If I did the same, I definitely would have had to declare bankruptcy last year.

Through no fault of my own, I now rack up about $1 million/year in charges. Even with cash-only discounts (assume 10-15% of the original charges), that's $100k to $150k per year of out of pocket expenses. I can't afford that kind of extra expense. Most people can't.

And if I can't afford care, I don't get care. I would almost certainly be dead by now.

 

Rip-off or not is a personal evaluation. But it is a risk vs reward situation, where the risk is almost certain financial ruin with chronic conditions or major events.
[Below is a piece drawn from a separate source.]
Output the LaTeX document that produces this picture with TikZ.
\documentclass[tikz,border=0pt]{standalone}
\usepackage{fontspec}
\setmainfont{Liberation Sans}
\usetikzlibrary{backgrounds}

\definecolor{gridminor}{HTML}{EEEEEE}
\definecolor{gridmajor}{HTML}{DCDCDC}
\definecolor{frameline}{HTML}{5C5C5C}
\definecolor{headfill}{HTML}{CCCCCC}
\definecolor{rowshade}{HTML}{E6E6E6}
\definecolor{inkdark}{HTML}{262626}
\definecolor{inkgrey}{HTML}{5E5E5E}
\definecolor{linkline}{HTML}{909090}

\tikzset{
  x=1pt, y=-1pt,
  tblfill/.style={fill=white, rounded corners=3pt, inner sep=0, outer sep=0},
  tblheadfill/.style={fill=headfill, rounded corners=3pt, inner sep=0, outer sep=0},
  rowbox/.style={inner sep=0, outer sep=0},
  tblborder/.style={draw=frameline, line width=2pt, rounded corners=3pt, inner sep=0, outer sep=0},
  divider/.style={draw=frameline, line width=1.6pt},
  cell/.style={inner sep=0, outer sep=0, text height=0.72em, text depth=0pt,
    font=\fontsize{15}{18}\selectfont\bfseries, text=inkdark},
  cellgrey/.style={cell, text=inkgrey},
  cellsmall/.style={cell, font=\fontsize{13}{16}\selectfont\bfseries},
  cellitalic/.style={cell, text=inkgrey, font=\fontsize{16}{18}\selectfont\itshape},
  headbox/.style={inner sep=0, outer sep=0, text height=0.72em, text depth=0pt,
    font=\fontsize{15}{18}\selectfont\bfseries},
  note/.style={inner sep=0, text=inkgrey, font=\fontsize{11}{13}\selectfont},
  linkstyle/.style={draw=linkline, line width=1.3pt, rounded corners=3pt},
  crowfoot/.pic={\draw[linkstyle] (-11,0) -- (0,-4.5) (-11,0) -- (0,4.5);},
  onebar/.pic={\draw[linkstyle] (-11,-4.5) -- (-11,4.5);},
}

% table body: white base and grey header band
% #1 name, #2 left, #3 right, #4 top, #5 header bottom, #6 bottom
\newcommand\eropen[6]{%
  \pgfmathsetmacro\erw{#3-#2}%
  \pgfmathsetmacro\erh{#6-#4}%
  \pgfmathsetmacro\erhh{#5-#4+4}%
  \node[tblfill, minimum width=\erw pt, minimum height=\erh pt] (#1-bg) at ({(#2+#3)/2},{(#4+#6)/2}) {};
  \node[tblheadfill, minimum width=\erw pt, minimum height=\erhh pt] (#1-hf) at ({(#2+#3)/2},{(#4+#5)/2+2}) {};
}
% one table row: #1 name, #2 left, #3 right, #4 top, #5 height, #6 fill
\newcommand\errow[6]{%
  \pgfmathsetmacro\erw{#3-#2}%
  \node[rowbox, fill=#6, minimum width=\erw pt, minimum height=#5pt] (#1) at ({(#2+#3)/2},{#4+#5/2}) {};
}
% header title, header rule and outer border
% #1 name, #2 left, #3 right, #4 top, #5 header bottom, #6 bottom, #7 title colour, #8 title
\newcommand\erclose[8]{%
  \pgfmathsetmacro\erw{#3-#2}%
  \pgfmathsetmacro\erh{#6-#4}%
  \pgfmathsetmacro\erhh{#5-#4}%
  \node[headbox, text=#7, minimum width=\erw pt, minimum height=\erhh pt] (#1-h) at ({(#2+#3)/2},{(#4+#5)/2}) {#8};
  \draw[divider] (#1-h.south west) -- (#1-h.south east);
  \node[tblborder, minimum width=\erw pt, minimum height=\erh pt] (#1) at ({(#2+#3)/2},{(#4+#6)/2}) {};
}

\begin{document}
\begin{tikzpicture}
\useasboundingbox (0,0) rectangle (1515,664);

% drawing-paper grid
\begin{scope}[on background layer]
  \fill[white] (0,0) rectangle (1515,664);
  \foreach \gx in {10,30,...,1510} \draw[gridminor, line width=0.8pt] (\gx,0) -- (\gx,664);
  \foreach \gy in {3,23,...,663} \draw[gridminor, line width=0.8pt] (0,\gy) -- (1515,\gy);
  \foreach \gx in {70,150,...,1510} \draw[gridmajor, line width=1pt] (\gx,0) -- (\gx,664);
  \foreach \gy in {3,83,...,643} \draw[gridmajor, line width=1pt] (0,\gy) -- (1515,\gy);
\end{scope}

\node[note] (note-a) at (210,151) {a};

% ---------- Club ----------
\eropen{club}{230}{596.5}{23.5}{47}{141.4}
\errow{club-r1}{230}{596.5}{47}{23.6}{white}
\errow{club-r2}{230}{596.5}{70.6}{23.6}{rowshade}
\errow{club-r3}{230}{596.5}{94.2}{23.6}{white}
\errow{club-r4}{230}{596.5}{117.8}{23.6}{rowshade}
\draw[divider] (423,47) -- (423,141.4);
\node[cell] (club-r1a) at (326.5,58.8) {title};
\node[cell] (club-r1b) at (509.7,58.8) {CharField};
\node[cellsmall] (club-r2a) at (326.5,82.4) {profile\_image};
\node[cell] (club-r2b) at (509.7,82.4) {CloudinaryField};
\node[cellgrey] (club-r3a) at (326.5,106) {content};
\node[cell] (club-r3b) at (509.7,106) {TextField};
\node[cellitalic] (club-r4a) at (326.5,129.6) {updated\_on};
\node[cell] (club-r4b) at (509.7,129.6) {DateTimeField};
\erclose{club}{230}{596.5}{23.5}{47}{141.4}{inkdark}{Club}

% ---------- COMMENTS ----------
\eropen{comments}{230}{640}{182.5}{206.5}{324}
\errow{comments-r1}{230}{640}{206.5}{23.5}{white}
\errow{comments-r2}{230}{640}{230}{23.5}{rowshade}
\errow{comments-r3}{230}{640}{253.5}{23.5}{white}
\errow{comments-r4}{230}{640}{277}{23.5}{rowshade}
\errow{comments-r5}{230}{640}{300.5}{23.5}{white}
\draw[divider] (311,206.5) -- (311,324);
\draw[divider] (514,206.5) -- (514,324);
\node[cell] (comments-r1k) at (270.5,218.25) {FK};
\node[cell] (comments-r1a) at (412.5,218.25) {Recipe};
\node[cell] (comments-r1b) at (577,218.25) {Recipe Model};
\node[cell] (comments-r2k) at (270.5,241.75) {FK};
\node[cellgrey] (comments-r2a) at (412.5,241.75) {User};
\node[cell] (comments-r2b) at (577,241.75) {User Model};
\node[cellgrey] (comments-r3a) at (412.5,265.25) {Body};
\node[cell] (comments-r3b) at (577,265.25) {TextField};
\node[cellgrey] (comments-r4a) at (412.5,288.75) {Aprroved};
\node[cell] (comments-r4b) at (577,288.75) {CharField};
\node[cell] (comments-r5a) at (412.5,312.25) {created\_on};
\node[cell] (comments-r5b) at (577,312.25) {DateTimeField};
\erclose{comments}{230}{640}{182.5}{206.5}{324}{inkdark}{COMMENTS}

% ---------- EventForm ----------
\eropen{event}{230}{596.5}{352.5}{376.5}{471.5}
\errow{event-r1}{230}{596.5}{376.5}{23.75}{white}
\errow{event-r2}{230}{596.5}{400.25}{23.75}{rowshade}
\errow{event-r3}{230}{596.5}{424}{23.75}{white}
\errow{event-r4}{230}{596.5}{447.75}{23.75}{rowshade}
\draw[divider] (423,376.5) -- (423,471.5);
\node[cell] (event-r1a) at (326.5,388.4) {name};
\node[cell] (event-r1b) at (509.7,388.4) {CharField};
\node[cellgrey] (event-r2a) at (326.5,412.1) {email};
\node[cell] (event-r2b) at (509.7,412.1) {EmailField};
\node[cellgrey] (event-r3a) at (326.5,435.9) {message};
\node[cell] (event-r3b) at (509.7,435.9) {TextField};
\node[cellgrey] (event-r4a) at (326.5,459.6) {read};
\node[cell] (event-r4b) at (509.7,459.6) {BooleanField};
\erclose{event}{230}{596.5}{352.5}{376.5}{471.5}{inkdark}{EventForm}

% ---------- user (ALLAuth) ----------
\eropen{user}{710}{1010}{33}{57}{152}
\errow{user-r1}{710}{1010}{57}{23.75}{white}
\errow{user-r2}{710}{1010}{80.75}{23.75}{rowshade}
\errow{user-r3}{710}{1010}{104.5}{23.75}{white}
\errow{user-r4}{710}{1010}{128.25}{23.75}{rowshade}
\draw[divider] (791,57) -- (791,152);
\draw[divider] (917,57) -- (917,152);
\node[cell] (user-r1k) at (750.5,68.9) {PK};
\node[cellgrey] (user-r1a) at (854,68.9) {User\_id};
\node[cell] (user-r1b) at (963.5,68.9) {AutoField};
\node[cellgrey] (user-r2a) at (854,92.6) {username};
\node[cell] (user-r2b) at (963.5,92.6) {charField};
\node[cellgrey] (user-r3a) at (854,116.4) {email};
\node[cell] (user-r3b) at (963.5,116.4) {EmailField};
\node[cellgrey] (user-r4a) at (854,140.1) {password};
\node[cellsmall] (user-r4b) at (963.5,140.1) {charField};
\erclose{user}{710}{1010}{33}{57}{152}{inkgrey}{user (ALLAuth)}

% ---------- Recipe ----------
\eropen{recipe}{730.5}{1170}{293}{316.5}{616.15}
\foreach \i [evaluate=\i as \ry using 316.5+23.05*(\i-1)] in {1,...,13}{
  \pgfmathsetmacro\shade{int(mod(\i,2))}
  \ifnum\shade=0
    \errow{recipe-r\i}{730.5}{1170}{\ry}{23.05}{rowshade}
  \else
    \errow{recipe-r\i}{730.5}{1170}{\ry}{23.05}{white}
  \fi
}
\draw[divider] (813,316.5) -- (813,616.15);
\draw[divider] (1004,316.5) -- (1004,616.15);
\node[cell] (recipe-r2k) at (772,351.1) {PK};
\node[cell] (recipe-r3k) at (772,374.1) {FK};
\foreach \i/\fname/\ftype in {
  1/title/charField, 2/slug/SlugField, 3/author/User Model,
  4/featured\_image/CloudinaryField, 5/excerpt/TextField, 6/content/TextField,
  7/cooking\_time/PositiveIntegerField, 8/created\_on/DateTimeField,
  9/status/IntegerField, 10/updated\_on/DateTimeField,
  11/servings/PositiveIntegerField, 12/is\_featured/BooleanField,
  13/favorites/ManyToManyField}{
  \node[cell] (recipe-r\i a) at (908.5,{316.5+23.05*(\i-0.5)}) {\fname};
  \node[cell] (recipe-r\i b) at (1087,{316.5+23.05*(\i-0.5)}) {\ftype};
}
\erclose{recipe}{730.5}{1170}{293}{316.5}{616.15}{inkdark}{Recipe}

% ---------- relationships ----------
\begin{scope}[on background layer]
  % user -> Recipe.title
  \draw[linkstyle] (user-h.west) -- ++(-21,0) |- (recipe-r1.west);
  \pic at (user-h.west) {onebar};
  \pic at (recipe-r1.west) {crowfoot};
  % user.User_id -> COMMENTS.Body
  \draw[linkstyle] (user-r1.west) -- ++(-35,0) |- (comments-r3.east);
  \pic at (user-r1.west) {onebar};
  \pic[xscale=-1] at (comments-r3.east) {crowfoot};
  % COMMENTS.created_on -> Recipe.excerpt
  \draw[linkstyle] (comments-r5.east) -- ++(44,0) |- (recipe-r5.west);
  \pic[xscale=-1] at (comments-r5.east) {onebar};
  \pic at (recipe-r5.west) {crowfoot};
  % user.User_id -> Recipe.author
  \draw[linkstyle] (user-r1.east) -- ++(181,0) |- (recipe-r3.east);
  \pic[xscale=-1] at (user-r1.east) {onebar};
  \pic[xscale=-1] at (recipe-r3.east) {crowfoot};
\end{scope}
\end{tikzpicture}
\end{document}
My buddy was t boned a few years ago. had over 200k in hospital bills, settled for 2k payment to hospital. You got to know how to work the system.

 

I had about a 12K emergecy room visit around 2003, got out and the hospital ate the whole bill.  Just went to my Dr. recently to get a B12 shot for energy, Ran it thru insurance they don't pay it, bill was like $180.  Finally paid $40 since no Insurance coverage.  Went back this week got another shot, only $25 total told them I was self pay.

 

There is really no right or wrong answer, unless you are prone to sickness or have poor health. Me I am healthy adult male.  I could afford 150k bill if I had to, but I am sure I could get it greatly reduced.